Untranslatable Dutch Words: de Zesjescultuur Posted by Sten on Oct 12, 2016 in Culture, Politics
Zesjescultuur. Literally “little sixes culture”. What in the world is that? Do little sixes live in the Netherlands? Is there some tribe called “Six”? No, no, no, it all has to do with a hotly debated topic in Dutch politics and schools.
The Dutch grading system
Dutch schools grade not by letters, as is the case in the United States. They also don’t grade in a system from 6 to 1, as is the case in Germany. Instead, the Dutch grade from 1 to 10, and also use one decimal. So, you can get a 5.7 for a test, for example. And since we use commas instead of points between whole numbers and decimals, we write 5,7 and say vijf komma zeven.
As this is about schools and grades, you can excel, pass, or fail. In the Netherlands, you excel with a grade above 7,5, pass with a grade between 5,5 and 7,5 and fail with a grade below 5,5. Grades are sometimes, primarily for final grades, rounded up. So a 7,5 becomes an 8, a 5,4 a 5 – and a 5,5 a 6. And this is where the zesjescultuur comes in.
Dutch scholieren (students) and studenten (undergraduates and graduates) are accused by leraren (teachers) and politici (politicians) to study just enough to pass – to get a six. Students would calculate exactly how much they need to know in order to get a passing grade. More is not required, and so why would they do more to excel?
Such behavior is so widespread, that it has become a problematic culture of sixes – a zesjescultuur. Why zesjes (little sixes) and not just zessen (sixes)? Well, that’s a Dutch thing.
Some Master (graduate studies) programmes in the Netherlands now have a minimum requirement of a 7 to be able to enter. The debate is opened!
Is it a problem?
Dutch scholieren mirror the criticism and accuse the school system of being too harsh on them, and not allowing grades above sixes and sevens. Besides, they say, the system says a six is sufficient, so why does it matter whether you have a seven or more? At university, it is not all about grades, but also about getting to know what you want, where you want to be later, and a grade does not measure nor determine this. Depending on what you want. This piece explains this point well and with some humor!

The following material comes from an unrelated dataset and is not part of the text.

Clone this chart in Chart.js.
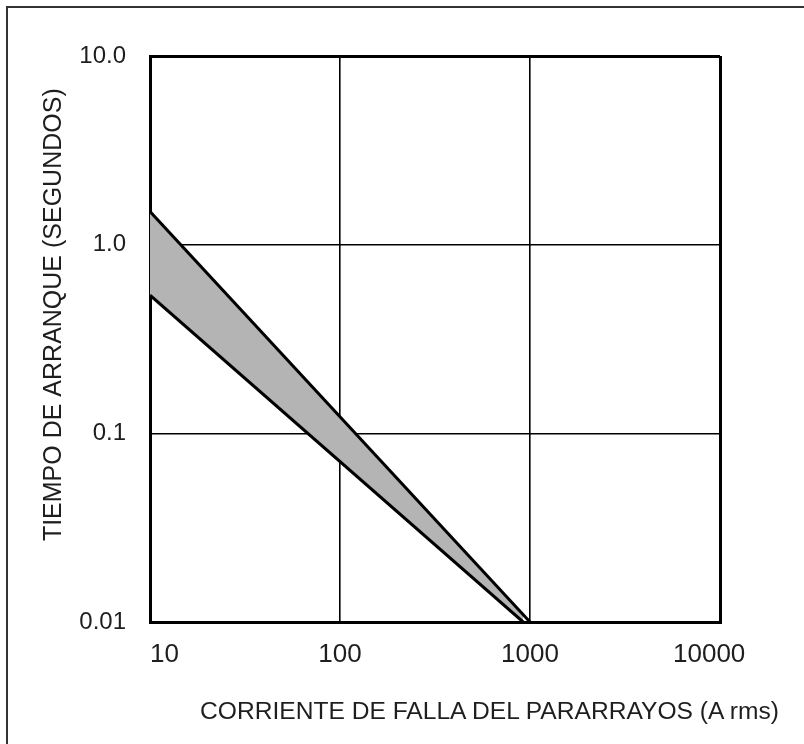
<!DOCTYPE html>
<html>
<head>
<meta charset="utf-8">
<script src="https://cdn.jsdelivr.net/npm/chart.js@4"></script>
<style>
  html, body { margin: 0; padding: 0; overflow: hidden; background: #fff; width: 804px; height: 744px; }
  #frame { position: absolute; left: 6px; top: 6px; width: 1200px; height: 1200px; border: 2px solid #333; box-sizing: border-box; }
  #c { position: absolute; left: 0; top: 0; }
  #xtitle { position: absolute; left: 200px; top: 699px; margin: 0; white-space: nowrap;
            font-family: "Liberation Sans", Arial, Helvetica, sans-serif; font-size: 24.6px; line-height: 24px;
            color: #1e1e1e; }
</style>
</head>
<body>
<div id="frame"></div>
<canvas id="c" width="804" height="744"></canvas>
<div id="xtitle"></div>
<script>
// ---- data ----
const upperCurrent = [10, 1000];      // A rms
const upperTime    = [1.5, 0.01];     // s
const lowerCurrent = [10, 920];
const lowerTime    = [0.54, 0.01];
const xTickValues  = [10, 100, 1000, 10000];
const xTickLabels  = ['    10', '100', '1000', '10000   '];
const yTickValues  = [0.01, 0.1, 1, 10];
const yTickLabels  = ['0.01', '0.1', '1.0', '10.0'];
const xTitle = 'CORRIENTE DE FALLA DEL PARARRAYOS (A rms)';
const yTitle = '       TIEMPO DE ARRANQUE (SEGUNDOS)';

const FONT = '"Liberation Sans", Arial, Helvetica, sans-serif';
const TXT = '#1e1e1e';

document.getElementById('xtitle').textContent = xTitle;

function pts(xs, ys) { return xs.map((x, i) => ({x: x, y: ys[i]})); }

const edgeW = 3, innerW = 1.6;

new Chart(document.getElementById('c'), {
  type: 'line',
  data: {
    datasets: [
      {
        data: pts(upperCurrent, upperTime),
        borderColor: '#000', borderWidth: 3, pointRadius: 0,
        backgroundColor: '#b4b4b4', fill: '+1', tension: 0
      },
      {
        data: pts(lowerCurrent, lowerTime),
        borderColor: '#000', borderWidth: 3, pointRadius: 0,
        fill: false, tension: 0
      }
    ]
  },
  options: {
    responsive: false,
    animation: false,
    events: [],
    layout: { padding: { left: 0, top: 56, right: 84, bottom: 0 } },
    plugins: {
      legend: { display: false }, tooltip: { enabled: false },
      filler: { drawTime: 'beforeDatasetsDraw' }
    },
    scales: {
      x: {
        type: 'logarithmic', min: 10, max: 10000,
        afterBuildTicks: s => { s.ticks = xTickValues.map(v => ({value: v})); },
        afterFit: s => { s.height = 122; },
        ticks: {
          autoSkip: false, maxRotation: 0, padding: 17, color: TXT,
          font: { family: FONT, size: 26 },
          callback: (v) => xTickLabels[xTickValues.indexOf(v)]
        },
        grid: {
          drawTicks: false, color: '#000',
          lineWidth: ctx => (ctx.index === 0 || ctx.index === xTickValues.length - 1) ? edgeW : innerW
        },
        border: { display: true, color: '#000', width: edgeW },
        title: { display: false }
      },
      y: {
        type: 'logarithmic', min: 0.01, max: 10,
        afterBuildTicks: s => { s.ticks = yTickValues.map(v => ({value: v})); },
        afterFit: s => { s.width = 150; },
        ticks: {
          autoSkip: false, padding: 24, color: TXT,
          font: { family: FONT, size: 24 },
          callback: (v) => yTickLabels[yTickValues.indexOf(v)]
        },
        grid: {
          drawTicks: false, color: '#000',
          lineWidth: ctx => (ctx.index === 0 || ctx.index === yTickValues.length - 1) ? edgeW : innerW
        },
        border: { display: true, color: '#000', width: edgeW },
        title: {
          display: true, text: yTitle, color: TXT,
          font: { family: FONT, size: 25 }, padding: { top: 39, bottom: 0 }
        }
      }
    }
  }
});
</script>
</body>
</html>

On the other hand, university education is heavily subsidized by the Dutch state. A very important point in the debate. As another argues here, you go to university primarily for studying – not to find out what you want or what you find important. You do not need to be enrolled for that and use up public money. If you do not know what you want, or you are not even sure that you want to study, you should not study at all, she thinks.